** Work to complete **
Extract everything from the first line through the line with "xa.major_label_standoff = 8", both ends included, except for any pictures.
# Start of Record excerpts
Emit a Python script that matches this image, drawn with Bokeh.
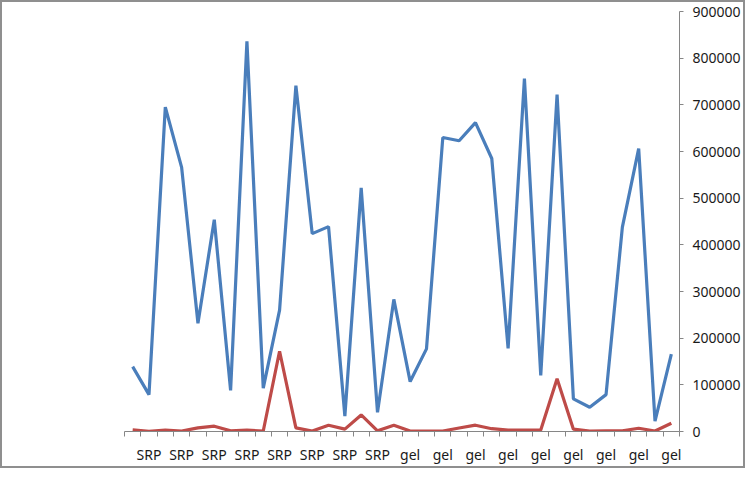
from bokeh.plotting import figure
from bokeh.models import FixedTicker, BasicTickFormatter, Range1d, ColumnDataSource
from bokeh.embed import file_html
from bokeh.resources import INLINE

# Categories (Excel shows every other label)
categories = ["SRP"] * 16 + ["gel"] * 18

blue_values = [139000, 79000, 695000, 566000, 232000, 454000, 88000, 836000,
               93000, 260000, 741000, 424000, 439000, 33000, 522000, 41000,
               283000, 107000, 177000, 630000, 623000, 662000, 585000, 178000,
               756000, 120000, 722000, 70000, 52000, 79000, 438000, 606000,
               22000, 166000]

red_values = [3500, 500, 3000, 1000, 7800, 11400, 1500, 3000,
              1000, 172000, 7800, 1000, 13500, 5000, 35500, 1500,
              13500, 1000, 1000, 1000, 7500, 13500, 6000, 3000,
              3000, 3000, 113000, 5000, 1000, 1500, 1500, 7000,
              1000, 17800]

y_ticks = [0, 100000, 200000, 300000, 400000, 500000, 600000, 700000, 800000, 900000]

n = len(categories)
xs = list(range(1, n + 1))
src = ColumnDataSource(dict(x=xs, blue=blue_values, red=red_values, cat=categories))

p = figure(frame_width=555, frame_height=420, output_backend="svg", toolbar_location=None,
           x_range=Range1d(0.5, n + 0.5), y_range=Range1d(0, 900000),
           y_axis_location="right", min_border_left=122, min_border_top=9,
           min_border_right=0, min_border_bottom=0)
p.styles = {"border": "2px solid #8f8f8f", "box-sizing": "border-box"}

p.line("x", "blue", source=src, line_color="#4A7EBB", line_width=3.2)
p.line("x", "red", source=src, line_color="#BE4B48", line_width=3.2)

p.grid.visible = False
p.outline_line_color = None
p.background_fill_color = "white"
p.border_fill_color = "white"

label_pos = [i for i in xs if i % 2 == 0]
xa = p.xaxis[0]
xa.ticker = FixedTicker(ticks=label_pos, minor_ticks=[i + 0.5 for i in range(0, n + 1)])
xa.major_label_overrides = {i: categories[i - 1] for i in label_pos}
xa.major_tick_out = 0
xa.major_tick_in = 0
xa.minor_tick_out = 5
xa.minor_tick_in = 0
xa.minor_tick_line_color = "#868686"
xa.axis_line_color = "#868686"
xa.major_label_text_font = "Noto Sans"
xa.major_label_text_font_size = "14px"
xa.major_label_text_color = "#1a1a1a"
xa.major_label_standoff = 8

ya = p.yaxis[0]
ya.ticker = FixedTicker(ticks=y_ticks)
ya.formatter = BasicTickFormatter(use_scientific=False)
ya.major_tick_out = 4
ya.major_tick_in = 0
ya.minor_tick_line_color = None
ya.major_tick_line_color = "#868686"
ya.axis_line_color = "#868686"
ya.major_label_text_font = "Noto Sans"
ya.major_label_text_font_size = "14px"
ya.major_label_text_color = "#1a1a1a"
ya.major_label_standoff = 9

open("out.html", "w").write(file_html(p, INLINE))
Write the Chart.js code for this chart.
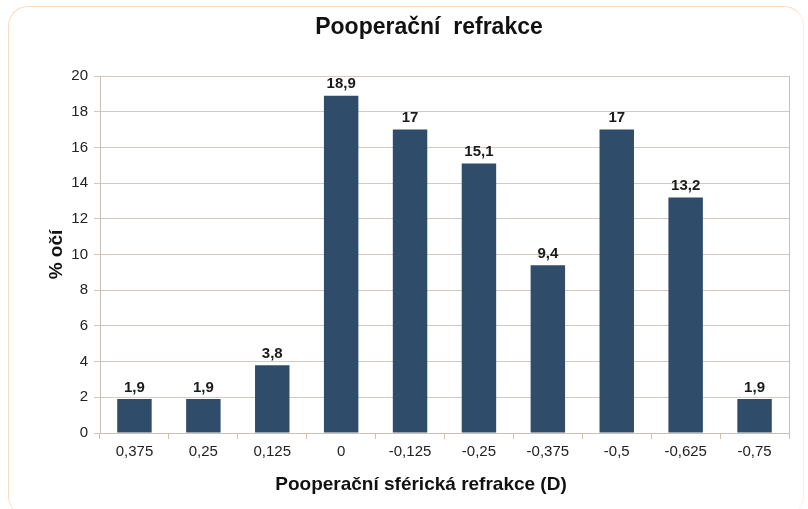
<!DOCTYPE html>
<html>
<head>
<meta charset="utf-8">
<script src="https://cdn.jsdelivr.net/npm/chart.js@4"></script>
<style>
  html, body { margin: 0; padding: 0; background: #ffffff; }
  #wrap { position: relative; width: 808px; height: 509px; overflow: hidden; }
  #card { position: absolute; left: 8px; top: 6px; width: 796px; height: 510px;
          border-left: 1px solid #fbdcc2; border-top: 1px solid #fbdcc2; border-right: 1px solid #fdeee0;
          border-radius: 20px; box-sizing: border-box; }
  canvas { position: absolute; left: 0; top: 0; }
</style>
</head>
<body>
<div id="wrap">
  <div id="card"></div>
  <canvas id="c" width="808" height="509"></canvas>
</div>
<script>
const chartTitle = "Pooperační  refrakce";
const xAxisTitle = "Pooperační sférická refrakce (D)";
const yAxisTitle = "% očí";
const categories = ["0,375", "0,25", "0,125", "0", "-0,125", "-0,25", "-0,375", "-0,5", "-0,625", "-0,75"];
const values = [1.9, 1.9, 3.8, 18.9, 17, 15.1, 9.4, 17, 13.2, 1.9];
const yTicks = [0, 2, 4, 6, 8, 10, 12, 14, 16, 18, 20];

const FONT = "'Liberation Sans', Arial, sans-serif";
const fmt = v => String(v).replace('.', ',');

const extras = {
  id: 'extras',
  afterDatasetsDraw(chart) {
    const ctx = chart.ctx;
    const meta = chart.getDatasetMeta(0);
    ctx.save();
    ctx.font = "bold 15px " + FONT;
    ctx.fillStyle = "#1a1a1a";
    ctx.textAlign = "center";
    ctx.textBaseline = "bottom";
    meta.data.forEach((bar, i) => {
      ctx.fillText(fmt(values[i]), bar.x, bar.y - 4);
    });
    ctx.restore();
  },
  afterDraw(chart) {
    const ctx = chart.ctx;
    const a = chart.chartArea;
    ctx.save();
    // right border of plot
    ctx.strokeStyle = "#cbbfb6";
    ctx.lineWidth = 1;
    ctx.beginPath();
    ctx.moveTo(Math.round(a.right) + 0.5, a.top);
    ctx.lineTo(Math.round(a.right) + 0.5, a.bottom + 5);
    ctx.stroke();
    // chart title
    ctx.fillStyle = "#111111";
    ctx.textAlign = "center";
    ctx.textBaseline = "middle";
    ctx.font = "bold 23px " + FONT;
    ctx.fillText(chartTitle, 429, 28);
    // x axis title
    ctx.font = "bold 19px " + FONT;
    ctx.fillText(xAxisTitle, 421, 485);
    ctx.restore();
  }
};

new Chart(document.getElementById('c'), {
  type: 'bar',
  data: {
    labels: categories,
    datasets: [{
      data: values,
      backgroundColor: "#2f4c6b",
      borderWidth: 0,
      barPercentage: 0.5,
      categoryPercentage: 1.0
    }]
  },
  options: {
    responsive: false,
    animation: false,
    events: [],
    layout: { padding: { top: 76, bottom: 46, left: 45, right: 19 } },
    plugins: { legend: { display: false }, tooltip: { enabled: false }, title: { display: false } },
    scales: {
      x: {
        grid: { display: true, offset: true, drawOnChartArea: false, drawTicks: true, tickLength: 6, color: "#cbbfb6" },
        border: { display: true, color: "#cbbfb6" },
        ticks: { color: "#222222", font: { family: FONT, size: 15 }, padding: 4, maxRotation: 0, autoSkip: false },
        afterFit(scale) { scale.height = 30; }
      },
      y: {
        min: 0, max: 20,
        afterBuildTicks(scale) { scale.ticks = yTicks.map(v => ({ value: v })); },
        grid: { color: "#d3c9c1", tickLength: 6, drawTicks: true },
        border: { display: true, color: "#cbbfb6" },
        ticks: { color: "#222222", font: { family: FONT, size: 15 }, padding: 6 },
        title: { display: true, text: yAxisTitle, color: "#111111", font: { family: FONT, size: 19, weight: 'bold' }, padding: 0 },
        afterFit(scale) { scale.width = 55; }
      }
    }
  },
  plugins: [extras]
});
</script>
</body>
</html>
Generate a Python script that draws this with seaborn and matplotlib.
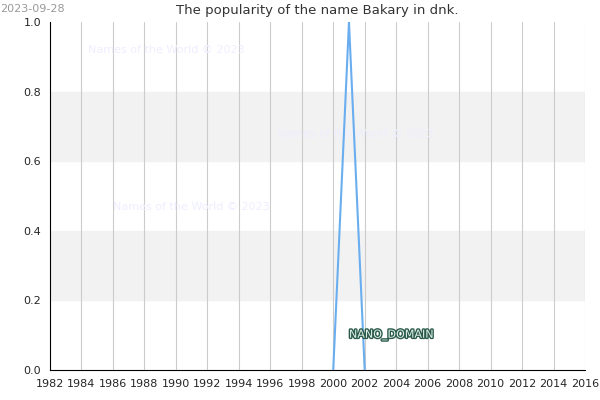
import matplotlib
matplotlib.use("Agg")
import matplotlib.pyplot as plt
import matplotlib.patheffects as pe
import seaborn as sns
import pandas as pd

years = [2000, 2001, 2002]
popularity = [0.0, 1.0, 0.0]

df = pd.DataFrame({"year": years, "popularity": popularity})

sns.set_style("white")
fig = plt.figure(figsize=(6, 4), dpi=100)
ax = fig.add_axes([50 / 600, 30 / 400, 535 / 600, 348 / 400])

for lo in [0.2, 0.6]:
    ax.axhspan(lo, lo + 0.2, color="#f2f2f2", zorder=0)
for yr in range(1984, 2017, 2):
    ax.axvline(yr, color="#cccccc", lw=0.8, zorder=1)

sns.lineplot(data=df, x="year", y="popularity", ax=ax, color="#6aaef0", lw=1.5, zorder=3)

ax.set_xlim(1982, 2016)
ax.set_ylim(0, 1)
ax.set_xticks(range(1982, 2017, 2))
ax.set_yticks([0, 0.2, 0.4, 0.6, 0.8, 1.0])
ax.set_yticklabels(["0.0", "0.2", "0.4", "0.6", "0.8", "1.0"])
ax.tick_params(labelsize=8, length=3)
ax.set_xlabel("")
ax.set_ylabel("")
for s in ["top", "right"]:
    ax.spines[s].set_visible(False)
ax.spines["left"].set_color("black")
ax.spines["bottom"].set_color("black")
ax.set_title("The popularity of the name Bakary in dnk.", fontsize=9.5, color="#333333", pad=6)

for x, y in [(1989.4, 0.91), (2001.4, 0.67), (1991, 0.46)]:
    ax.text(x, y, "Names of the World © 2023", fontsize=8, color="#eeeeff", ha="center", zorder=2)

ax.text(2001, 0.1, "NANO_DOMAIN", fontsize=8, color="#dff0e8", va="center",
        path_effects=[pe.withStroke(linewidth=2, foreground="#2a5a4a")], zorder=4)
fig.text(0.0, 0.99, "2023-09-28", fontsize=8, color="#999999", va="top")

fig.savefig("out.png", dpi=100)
# End of Record excerpts
** Result **
Emit a Python script that matches this image, drawn with Bokeh.
from bokeh.plotting import figure
from bokeh.models import FixedTicker, BasicTickFormatter, Range1d, ColumnDataSource
from bokeh.embed import file_html
from bokeh.resources import INLINE

# Categories (Excel shows every other label)
categories = ["SRP"] * 16 + ["gel"] * 18

blue_values = [139000, 79000, 695000, 566000, 232000, 454000, 88000, 836000,
               93000, 260000, 741000, 424000, 439000, 33000, 522000, 41000,
               283000, 107000, 177000, 630000, 623000, 662000, 585000, 178000,
               756000, 120000, 722000, 70000, 52000, 79000, 438000, 606000,
               22000, 166000]

red_values = [3500, 500, 3000, 1000, 7800, 11400, 1500, 3000,
              1000, 172000, 7800, 1000, 13500, 5000, 35500, 1500,
              13500, 1000, 1000, 1000, 7500, 13500, 6000, 3000,
              3000, 3000, 113000, 5000, 1000, 1500, 1500, 7000,
              1000, 17800]

y_ticks = [0, 100000, 200000, 300000, 400000, 500000, 600000, 700000, 800000, 900000]

n = len(categories)
xs = list(range(1, n + 1))
src = ColumnDataSource(dict(x=xs, blue=blue_values, red=red_values, cat=categories))

p = figure(frame_width=555, frame_height=420, output_backend="svg", toolbar_location=None,
           x_range=Range1d(0.5, n + 0.5), y_range=Range1d(0, 900000),
           y_axis_location="right", min_border_left=122, min_border_top=9,
           min_border_right=0, min_border_bottom=0)
p.styles = {"border": "2px solid #8f8f8f", "box-sizing": "border-box"}

p.line("x", "blue", source=src, line_color="#4A7EBB", line_width=3.2)
p.line("x", "red", source=src, line_color="#BE4B48", line_width=3.2)

p.grid.visible = False
p.outline_line_color = None
p.background_fill_color = "white"
p.border_fill_color = "white"

label_pos = [i for i in xs if i % 2 == 0]
xa = p.xaxis[0]
xa.ticker = FixedTicker(ticks=label_pos, minor_ticks=[i + 0.5 for i in range(0, n + 1)])
xa.major_label_overrides = {i: categories[i - 1] for i in label_pos}
xa.major_tick_out = 0
xa.major_tick_in = 0
xa.minor_tick_out = 5
xa.minor_tick_in = 0
xa.minor_tick_line_color = "#868686"
xa.axis_line_color = "#868686"
xa.major_label_text_font = "Noto Sans"
xa.major_label_text_font_size = "14px"
xa.major_label_text_color = "#1a1a1a"
xa.major_label_standoff = 8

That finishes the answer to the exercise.